**Aim of the exercise**
Quote every line below exactly as it reads.

**Provided data**
/---
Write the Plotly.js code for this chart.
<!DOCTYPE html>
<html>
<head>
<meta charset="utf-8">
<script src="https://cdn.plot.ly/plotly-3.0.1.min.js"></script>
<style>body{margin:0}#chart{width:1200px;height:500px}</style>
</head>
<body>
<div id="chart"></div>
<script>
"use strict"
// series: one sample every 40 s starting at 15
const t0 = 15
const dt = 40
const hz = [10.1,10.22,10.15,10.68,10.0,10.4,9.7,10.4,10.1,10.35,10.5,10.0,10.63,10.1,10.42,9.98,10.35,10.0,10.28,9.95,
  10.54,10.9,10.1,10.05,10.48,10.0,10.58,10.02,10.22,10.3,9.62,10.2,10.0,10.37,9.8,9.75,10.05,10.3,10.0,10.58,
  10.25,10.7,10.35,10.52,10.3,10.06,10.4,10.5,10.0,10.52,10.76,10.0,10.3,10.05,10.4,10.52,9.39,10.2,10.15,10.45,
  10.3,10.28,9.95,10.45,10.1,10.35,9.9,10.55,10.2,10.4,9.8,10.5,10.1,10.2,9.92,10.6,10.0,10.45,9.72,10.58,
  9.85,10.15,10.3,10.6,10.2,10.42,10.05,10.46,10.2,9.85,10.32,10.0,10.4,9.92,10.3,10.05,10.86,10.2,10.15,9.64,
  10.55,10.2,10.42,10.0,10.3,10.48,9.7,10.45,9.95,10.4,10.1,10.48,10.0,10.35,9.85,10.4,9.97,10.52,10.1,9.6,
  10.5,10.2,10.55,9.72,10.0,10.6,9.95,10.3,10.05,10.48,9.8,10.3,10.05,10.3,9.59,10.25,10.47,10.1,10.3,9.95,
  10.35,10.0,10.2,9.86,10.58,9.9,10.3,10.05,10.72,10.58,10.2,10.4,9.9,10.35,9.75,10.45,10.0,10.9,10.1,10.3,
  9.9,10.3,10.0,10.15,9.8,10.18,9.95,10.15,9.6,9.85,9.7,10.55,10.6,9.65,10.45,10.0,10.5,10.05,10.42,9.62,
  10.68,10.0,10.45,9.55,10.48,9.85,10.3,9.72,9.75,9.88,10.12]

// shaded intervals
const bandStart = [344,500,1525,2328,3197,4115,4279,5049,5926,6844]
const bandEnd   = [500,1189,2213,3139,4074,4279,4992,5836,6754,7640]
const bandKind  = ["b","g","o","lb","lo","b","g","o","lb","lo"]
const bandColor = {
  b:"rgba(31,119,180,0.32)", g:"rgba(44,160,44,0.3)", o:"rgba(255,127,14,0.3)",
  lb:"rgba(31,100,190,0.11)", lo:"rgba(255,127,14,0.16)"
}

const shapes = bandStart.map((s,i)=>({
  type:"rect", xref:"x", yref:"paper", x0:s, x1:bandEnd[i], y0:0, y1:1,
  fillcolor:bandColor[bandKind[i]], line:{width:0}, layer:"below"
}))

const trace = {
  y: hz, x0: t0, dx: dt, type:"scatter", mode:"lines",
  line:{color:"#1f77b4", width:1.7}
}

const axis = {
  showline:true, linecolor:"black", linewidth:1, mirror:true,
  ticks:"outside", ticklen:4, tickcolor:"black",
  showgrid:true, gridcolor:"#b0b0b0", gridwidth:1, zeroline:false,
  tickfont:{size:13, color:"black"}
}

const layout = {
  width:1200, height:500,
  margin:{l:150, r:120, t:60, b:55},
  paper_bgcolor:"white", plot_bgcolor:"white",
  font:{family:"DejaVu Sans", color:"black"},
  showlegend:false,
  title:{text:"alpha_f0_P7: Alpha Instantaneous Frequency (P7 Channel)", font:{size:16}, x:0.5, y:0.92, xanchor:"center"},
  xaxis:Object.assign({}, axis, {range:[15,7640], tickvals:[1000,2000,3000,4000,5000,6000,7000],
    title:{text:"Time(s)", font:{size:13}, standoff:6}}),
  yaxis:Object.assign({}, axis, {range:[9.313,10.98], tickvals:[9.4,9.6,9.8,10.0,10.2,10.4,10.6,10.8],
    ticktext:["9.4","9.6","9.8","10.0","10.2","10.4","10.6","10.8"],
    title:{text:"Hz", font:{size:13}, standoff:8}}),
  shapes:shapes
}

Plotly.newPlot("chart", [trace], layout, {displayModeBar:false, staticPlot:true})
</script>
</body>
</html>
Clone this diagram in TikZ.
\---
**Solved exercise**
Write the Plotly.js code for this chart.
<!DOCTYPE html>
<html>
<head>
<meta charset="utf-8">
<script src="https://cdn.plot.ly/plotly-3.0.1.min.js"></script>
<style>body{margin:0}#chart{width:1200px;height:500px}</style>
</head>
<body>
<div id="chart"></div>
<script>
"use strict"
// series: one sample every 40 s starting at 15
const t0 = 15
const dt = 40
const hz = [10.1,10.22,10.15,10.68,10.0,10.4,9.7,10.4,10.1,10.35,10.5,10.0,10.63,10.1,10.42,9.98,10.35,10.0,10.28,9.95,
  10.54,10.9,10.1,10.05,10.48,10.0,10.58,10.02,10.22,10.3,9.62,10.2,10.0,10.37,9.8,9.75,10.05,10.3,10.0,10.58,
  10.25,10.7,10.35,10.52,10.3,10.06,10.4,10.5,10.0,10.52,10.76,10.0,10.3,10.05,10.4,10.52,9.39,10.2,10.15,10.45,
  10.3,10.28,9.95,10.45,10.1,10.35,9.9,10.55,10.2,10.4,9.8,10.5,10.1,10.2,9.92,10.6,10.0,10.45,9.72,10.58,
  9.85,10.15,10.3,10.6,10.2,10.42,10.05,10.46,10.2,9.85,10.32,10.0,10.4,9.92,10.3,10.05,10.86,10.2,10.15,9.64,
  10.55,10.2,10.42,10.0,10.3,10.48,9.7,10.45,9.95,10.4,10.1,10.48,10.0,10.35,9.85,10.4,9.97,10.52,10.1,9.6,
  10.5,10.2,10.55,9.72,10.0,10.6,9.95,10.3,10.05,10.48,9.8,10.3,10.05,10.3,9.59,10.25,10.47,10.1,10.3,9.95,
  10.35,10.0,10.2,9.86,10.58,9.9,10.3,10.05,10.72,10.58,10.2,10.4,9.9,10.35,9.75,10.45,10.0,10.9,10.1,10.3,
  9.9,10.3,10.0,10.15,9.8,10.18,9.95,10.15,9.6,9.85,9.7,10.55,10.6,9.65,10.45,10.0,10.5,10.05,10.42,9.62,
  10.68,10.0,10.45,9.55,10.48,9.85,10.3,9.72,9.75,9.88,10.12]

// shaded intervals
const bandStart = [344,500,1525,2328,3197,4115,4279,5049,5926,6844]
const bandEnd   = [500,1189,2213,3139,4074,4279,4992,5836,6754,7640]
const bandKind  = ["b","g","o","lb","lo","b","g","o","lb","lo"]
const bandColor = {
  b:"rgba(31,119,180,0.32)", g:"rgba(44,160,44,0.3)", o:"rgba(255,127,14,0.3)",
  lb:"rgba(31,100,190,0.11)", lo:"rgba(255,127,14,0.16)"
}

const shapes = bandStart.map((s,i)=>({
  type:"rect", xref:"x", yref:"paper", x0:s, x1:bandEnd[i], y0:0, y1:1,
  fillcolor:bandColor[bandKind[i]], line:{width:0}, layer:"below"
}))

const trace = {
  y: hz, x0: t0, dx: dt, type:"scatter", mode:"lines",
  line:{color:"#1f77b4", width:1.7}
}

const axis = {
  showline:true, linecolor:"black", linewidth:1, mirror:true,
  ticks:"outside", ticklen:4, tickcolor:"black",
  showgrid:true, gridcolor:"#b0b0b0", gridwidth:1, zeroline:false,
  tickfont:{size:13, color:"black"}
}

const layout = {
  width:1200, height:500,
  margin:{l:150, r:120, t:60, b:55},
  paper_bgcolor:"white", plot_bgcolor:"white",
  font:{family:"DejaVu Sans", color:"black"},
  showlegend:false,
  title:{text:"alpha_f0_P7: Alpha Instantaneous Frequency (P7 Channel)", font:{size:16}, x:0.5, y:0.92, xanchor:"center"},
  xaxis:Object.assign({}, axis, {range:[15,7640], tickvals:[1000,2000,3000,4000,5000,6000,7000],
    title:{text:"Time(s)", font:{size:13}, standoff:6}}),
  yaxis:Object.assign({}, axis, {range:[9.313,10.98], tickvals:[9.4,9.6,9.8,10.0,10.2,10.4,10.6,10.8],
    ticktext:["9.4","9.6","9.8","10.0","10.2","10.4","10.6","10.8"],
    title:{text:"Hz", font:{size:13}, standoff:8}}),
  shapes:shapes
}

Plotly.newPlot("chart", [trace], layout, {displayModeBar:false, staticPlot:true})
</script>
</body>
</html>
Clone this diagram in TikZ.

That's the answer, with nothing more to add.